▶ INSTRUCTIONS TO FOLLOW
Every line of the records must be repeated exactly; pictures stay out.

▶ TASK INPUTS
_ _ _ _
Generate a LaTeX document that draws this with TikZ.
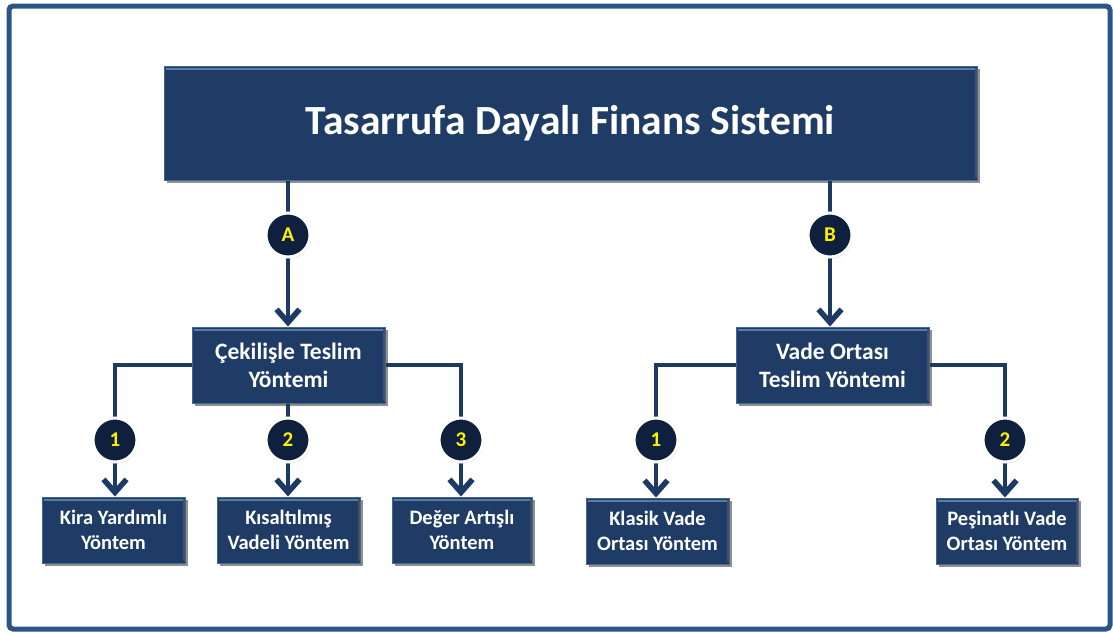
\documentclass[tikz,border=0pt]{standalone}
\usepackage{fontspec}
\setmainfont{Carlito}
\usetikzlibrary{arrows.meta,shadows,calc,backgrounds}

\definecolor{frameblue}{HTML}{2A5585}
\definecolor{boxfill}{HTML}{1F3C66}
\definecolor{boxedge}{HTML}{46658F}
\definecolor{boxlight}{HTML}{5A7CA8}
\definecolor{linkblue}{HTML}{1C3A63}
\definecolor{badgefill}{HTML}{0E203D}
\definecolor{badgetext}{HTML}{FFF200}

\tikzset{
  panel/.style={draw=boxedge, line width=1pt, fill=boxfill, text=white,
    font=\bfseries, align=center, inner sep=0pt,
    drop shadow={shadow xshift=2.5pt, shadow yshift=-2.5pt, opacity=0.55, fill=black!80},
    path picture={
      \draw[boxlight, line width=2pt]
        ($(path picture bounding box.north west)+(2pt,-2.5pt)$) --
        ($(path picture bounding box.north east)+(-2pt,-2.5pt)$);
      \draw[black!60, opacity=0.5, line width=2pt]
        ($(path picture bounding box.south east)+(-1.5pt,2pt)$) --
        ($(path picture bounding box.north east)+(-1.5pt,-2pt)$);
    }},
  titlebox/.style={panel, minimum width=813pt, minimum height=114pt,
    font=\bfseries\fontsize{41.5}{49}\selectfont},
  midbox/.style={panel, minimum width=193pt, minimum height=76pt,
    font=\bfseries\fontsize{23.5}{28}\selectfont},
  leafbox/.style={panel, minimum width=143pt, minimum height=66pt,
    font=\bfseries\fontsize{20.5}{25}\selectfont},
  badge/.style={circle, draw=white, line width=3pt, fill=badgefill,
    minimum size=44pt, inner sep=0pt, text=badgetext,
    font=\bfseries\fontsize{21}{24}\selectfont,
    drop shadow={shadow xshift=1pt, shadow yshift=-1.5pt, opacity=0.35, fill=black!60}},
  link/.style={draw=linkblue, line width=4pt},
  flow/.style={link, -{Straight Barb[length=13pt, width=23pt, line width=5.5pt]}},
}

\begin{document}
\begin{tikzpicture}[x=1pt, y=-1pt]
  \useasboundingbox (0,0) rectangle (1113,632);
  \begin{scope}[on background layer]
    \fill[white] (0,0) rectangle (1113,632);
  \end{scope}

  % outer frame
  \draw[frameblue, line width=5pt, rounded corners=4pt] (9,6) rectangle (1110,629);

  % boxes
  \node[titlebox] (top) at (570.5,123) {Tasarrufa Dayalı Finans Sistemi};

  \node[midbox] (cek)  at (288.5,365) {Çekilişle Teslim\\Yöntemi};
  \node[midbox] (vade) at (832.5,365) {Vade Ortası\\Teslim Yöntemi};

  \node[leafbox] (kira)  at (113.5,530) {Kira Yardımlı\\Yöntem};
  \node[leafbox] (kisa)  at (288.5,530) {Kısaltılmış\\Vadeli Yöntem};
  \node[leafbox, minimum width=140pt] (deger) at (462,530) {Değer Artışlı\\Yöntem};
  \node[leafbox] (klasik) at (657.5,531) {Klasik Vade\\Ortası Yöntem};
  \node[leafbox, minimum width=142pt] (pesin) at (1007,531) {Peşinatlı Vade\\Ortası Yöntem};

  % numbered badges
  \node[badge] (A)  at (288,235)  {A};
  \node[badge] (B)  at (830,235)  {B};
  \node[badge] (a1) at (115,440) {1};
  \node[badge] (a2) at (288,440) {2};
  \node[badge] (a3) at (461,440) {3};
  \node[badge] (b1) at (656,440) {1};
  \node[badge] (b2) at (1005,440) {2};

  % connectors, kept behind the boxes and badges
  \begin{scope}[on background layer]
    \draw[link] (A |- top.south) -- (A.center);
    \draw[flow] (A.center) -- (A |- cek.north);
    \draw[link] (B |- top.south) -- (B.center);
    \draw[flow] (B.center) -- (B |- vade.north);

    \draw[link] (cek.west) -| (a1.center);
    \draw[flow] (a1.center) -- (a1 |- kira.north);
    \draw[link] (a2 |- cek.south) -- (a2.center);
    \draw[flow] (a2.center) -- (a2 |- kisa.north);
    \draw[link] (cek.east) -| (a3.center);
    \draw[flow] (a3.center) -- (a3 |- deger.north);

    \draw[link] (vade.west) -| (b1.center);
    \draw[flow] (b1.center) -- (b1 |- klasik.north);
    \draw[link] (vade.east) -| (b2.center);
    \draw[flow] (b2.center) -- (b2 |- pesin.north);
  \end{scope}
\end{tikzpicture}
\end{document}
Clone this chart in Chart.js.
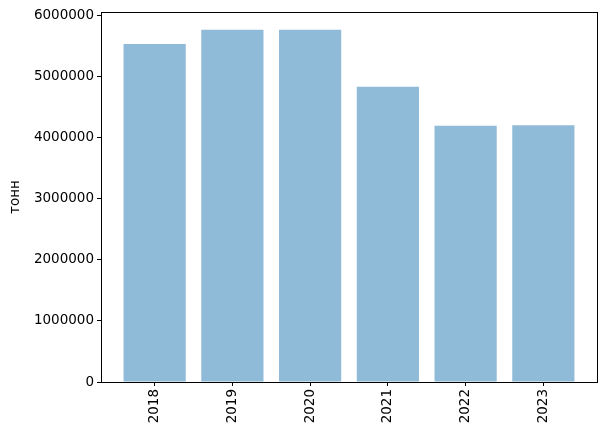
<!DOCTYPE html>
<html>
<head>
<meta charset="utf-8">
<script src="https://cdn.jsdelivr.net/npm/chart.js@4/dist/chart.umd.min.js"></script>
<style>
  html, body { margin: 0; padding: 0; background: #fff; }
  #wrap { width: 607px; height: 437px; }
</style>
</head>
<body>
<div id="wrap"><canvas id="tonnChart" width="607" height="437"></canvas></div>
<script>
var years = ['2018', '2019', '2020', '2021', '2022', '2023'];
var tonnes = [5530000, 5760000, 5760000, 4830000, 4190000, 4200000];
var yTicks = [0, 1000000, 2000000, 3000000, 4000000, 5000000, 6000000];

var points = years.map(function (y, i) { return { x: i, y: tonnes[i] }; });

// frame on top and right, like matplotlib
var framePlugin = {
    id: 'frame',
    afterDraw: function (chart) {
        var a = chart.chartArea, ctx = chart.ctx;
        ctx.save();
        ctx.strokeStyle = '#000';
        ctx.lineWidth = 1;
        ctx.strokeRect(a.left + 0.5, a.top + 0.5, a.right - a.left, a.bottom - a.top);
        ctx.restore();
    }
};

Chart.defaults.font.family = 'DejaVu Sans';
Chart.defaults.font.size = 13.5;
Chart.defaults.color = '#000';

var tonnChart = new Chart(document.getElementById('tonnChart').getContext('2d'), {
    type: 'bar',
    data: {
        datasets: [{
            data: points,
            backgroundColor: 'rgba(31, 119, 180, 0.5)',
            borderWidth: 0,
            barPercentage: 0.8,
            categoryPercentage: 1.0,
        }],
    },
    plugins: [framePlugin],
    options: {
        responsive: false,
        animation: false,
        plugins: {
            legend: { display: false },
            tooltip: { enabled: false },
        },
        layout: {
            padding: { left: 0, right: 10, top: 12, bottom: 0 },
        },
        scales: {
            x: {
                type: 'linear',
                min: -0.69,
                max: 5.69,
                offset: false,
                afterBuildTicks: function (scale) {
                    scale.ticks = years.map(function (y, i) { return { value: i }; });
                },
                afterFit: function (scale) { scale.height = 55; },
                ticks: {
                    minRotation: 90,
                    maxRotation: 90,
                    padding: 3,
                    callback: function (v) { return years[v]; },
                },
                grid: {
                    offset: false,
                    drawOnChartArea: false,
                    drawTicks: true,
                    tickLength: 4,
                    color: '#000',
                },
                border: { color: '#000' },
            },
            y: {
                min: 0,
                max: 6052000,
                afterBuildTicks: function (scale) {
                    scale.ticks = yTicks.map(function (v) { return { value: v }; });
                },
                afterFit: function (scale) { scale.width = 101; },
                ticks: {
                    padding: 3,
                    callback: function (v) { return String(v); },
                },
                grid: {
                    drawOnChartArea: false,
                    drawTicks: true,
                    tickLength: 4,
                    color: '#000',
                },
                border: { color: '#000' },
                title: {
                    display: true,
                    text: 'тонн',
                    padding: { top: 7, bottom: 0 },
                },
            },
        },
    },
});
</script>
</body>
</html>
_ _ _ _
▶ TASK RESULT
Generate a LaTeX document that draws this with TikZ.
\documentclass[tikz,border=0pt]{standalone}
\usepackage{fontspec}
\setmainfont{Carlito}
\usetikzlibrary{arrows.meta,shadows,calc,backgrounds}

\definecolor{frameblue}{HTML}{2A5585}
\definecolor{boxfill}{HTML}{1F3C66}
\definecolor{boxedge}{HTML}{46658F}
\definecolor{boxlight}{HTML}{5A7CA8}
\definecolor{linkblue}{HTML}{1C3A63}
\definecolor{badgefill}{HTML}{0E203D}
\definecolor{badgetext}{HTML}{FFF200}

\tikzset{
  panel/.style={draw=boxedge, line width=1pt, fill=boxfill, text=white,
    font=\bfseries, align=center, inner sep=0pt,
    drop shadow={shadow xshift=2.5pt, shadow yshift=-2.5pt, opacity=0.55, fill=black!80},
    path picture={
      \draw[boxlight, line width=2pt]
        ($(path picture bounding box.north west)+(2pt,-2.5pt)$) --
        ($(path picture bounding box.north east)+(-2pt,-2.5pt)$);
      \draw[black!60, opacity=0.5, line width=2pt]
        ($(path picture bounding box.south east)+(-1.5pt,2pt)$) --
        ($(path picture bounding box.north east)+(-1.5pt,-2pt)$);
    }},
  titlebox/.style={panel, minimum width=813pt, minimum height=114pt,
    font=\bfseries\fontsize{41.5}{49}\selectfont},
  midbox/.style={panel, minimum width=193pt, minimum height=76pt,
    font=\bfseries\fontsize{23.5}{28}\selectfont},
  leafbox/.style={panel, minimum width=143pt, minimum height=66pt,
    font=\bfseries\fontsize{20.5}{25}\selectfont},
  badge/.style={circle, draw=white, line width=3pt, fill=badgefill,
    minimum size=44pt, inner sep=0pt, text=badgetext,
    font=\bfseries\fontsize{21}{24}\selectfont,
    drop shadow={shadow xshift=1pt, shadow yshift=-1.5pt, opacity=0.35, fill=black!60}},
  link/.style={draw=linkblue, line width=4pt},
  flow/.style={link, -{Straight Barb[length=13pt, width=23pt, line width=5.5pt]}},
}

\begin{document}
\begin{tikzpicture}[x=1pt, y=-1pt]
  \useasboundingbox (0,0) rectangle (1113,632);
  \begin{scope}[on background layer]
    \fill[white] (0,0) rectangle (1113,632);
  \end{scope}

  % outer frame
  \draw[frameblue, line width=5pt, rounded corners=4pt] (9,6) rectangle (1110,629);

  % boxes
  \node[titlebox] (top) at (570.5,123) {Tasarrufa Dayalı Finans Sistemi};

  \node[midbox] (cek)  at (288.5,365) {Çekilişle Teslim\\Yöntemi};
  \node[midbox] (vade) at (832.5,365) {Vade Ortası\\Teslim Yöntemi};

  \node[leafbox] (kira)  at (113.5,530) {Kira Yardımlı\\Yöntem};
  \node[leafbox] (kisa)  at (288.5,530) {Kısaltılmış\\Vadeli Yöntem};
  \node[leafbox, minimum width=140pt] (deger) at (462,530) {Değer Artışlı\\Yöntem};
  \node[leafbox] (klasik) at (657.5,531) {Klasik Vade\\Ortası Yöntem};
  \node[leafbox, minimum width=142pt] (pesin) at (1007,531) {Peşinatlı Vade\\Ortası Yöntem};

  % numbered badges
  \node[badge] (A)  at (288,235)  {A};
  \node[badge] (B)  at (830,235)  {B};
  \node[badge] (a1) at (115,440) {1};
  \node[badge] (a2) at (288,440) {2};
  \node[badge] (a3) at (461,440) {3};
  \node[badge] (b1) at (656,440) {1};
  \node[badge] (b2) at (1005,440) {2};

  % connectors, kept behind the boxes and badges
  \begin{scope}[on background layer]
    \draw[link] (A |- top.south) -- (A.center);
    \draw[flow] (A.center) -- (A |- cek.north);
    \draw[link] (B |- top.south) -- (B.center);
    \draw[flow] (B.center) -- (B |- vade.north);

    \draw[link] (cek.west) -| (a1.center);
    \draw[flow] (a1.center) -- (a1 |- kira.north);
    \draw[link] (a2 |- cek.south) -- (a2.center);
    \draw[flow] (a2.center) -- (a2 |- kisa.north);
    \draw[link] (cek.east) -| (a3.center);
    \draw[flow] (a3.center) -- (a3 |- deger.north);

    \draw[link] (vade.west) -| (b1.center);
    \draw[flow] (b1.center) -- (b1 |- klasik.north);
    \draw[link] (vade.east) -| (b2.center);
    \draw[flow] (b2.center) -- (b2 |- pesin.north);
  \end{scope}
\end{tikzpicture}
\end{document}
Clone this chart in Chart.js.
<!DOCTYPE html>
<html>
<head>
<meta charset="utf-8">
<script src="https://cdn.jsdelivr.net/npm/chart.js@4/dist/chart.umd.min.js"></script>
<style>
  html, body { margin: 0; padding: 0; background: #fff; }
  #wrap { width: 607px; height: 437px; }
</style>
</head>
<body>
<div id="wrap"><canvas id="tonnChart" width="607" height="437"></canvas></div>
<script>
var years = ['2018', '2019', '2020', '2021', '2022', '2023'];
var tonnes = [5530000, 5760000, 5760000, 4830000, 4190000, 4200000];
var yTicks = [0, 1000000, 2000000, 3000000, 4000000, 5000000, 6000000];

var points = years.map(function (y, i) { return { x: i, y: tonnes[i] }; });

// frame on top and right, like matplotlib
var framePlugin = {
    id: 'frame',
    afterDraw: function (chart) {
        var a = chart.chartArea, ctx = chart.ctx;
        ctx.save();
        ctx.strokeStyle = '#000';
        ctx.lineWidth = 1;
        ctx.strokeRect(a.left + 0.5, a.top + 0.5, a.right - a.left, a.bottom - a.top);
        ctx.restore();
    }
};

Chart.defaults.font.family = 'DejaVu Sans';
Chart.defaults.font.size = 13.5;
Chart.defaults.color = '#000';

var tonnChart = new Chart(document.getElementById('tonnChart').getContext('2d'), {
    type: 'bar',
    data: {
        datasets: [{
            data: points,
            backgroundColor: 'rgba(31, 119, 180, 0.5)',
            borderWidth: 0,
            barPercentage: 0.8,
            categoryPercentage: 1.0,
        }],
    },
    plugins: [framePlugin],
    options: {
        responsive: false,
        animation: false,
        plugins: {
            legend: { display: false },
            tooltip: { enabled: false },
        },
        layout: {
            padding: { left: 0, right: 10, top: 12, bottom: 0 },
        },
        scales: {
            x: {
                type: 'linear',
                min: -0.69,
                max: 5.69,
                offset: false,
                afterBuildTicks: function (scale) {
                    scale.ticks = years.map(function (y, i) { return { value: i }; });
                },
                afterFit: function (scale) { scale.height = 55; },
                ticks: {
                    minRotation: 90,
                    maxRotation: 90,
                    padding: 3,
                    callback: function (v) { return years[v]; },
                },
                grid: {
                    offset: false,
                    drawOnChartArea: false,
                    drawTicks: true,
                    tickLength: 4,
                    color: '#000',
                },
                border: { color: '#000' },
            },
            y: {
                min: 0,
                max: 6052000,
                afterBuildTicks: function (scale) {
                    scale.ticks = yTicks.map(function (v) { return { value: v }; });
                },
                afterFit: function (scale) { scale.width = 101; },
                ticks: {
                    padding: 3,
                    callback: function (v) { return String(v); },
                },
                grid: {
                    drawOnChartArea: false,
                    drawTicks: true,
                    tickLength: 4,
                    color: '#000',
                },
                border: { color: '#000' },
                title: {
                    display: true,
                    text: 'тонн',
                    padding: { top: 7, bottom: 0 },
                },
            },
        },
    },
});
</script>
</body>
</html>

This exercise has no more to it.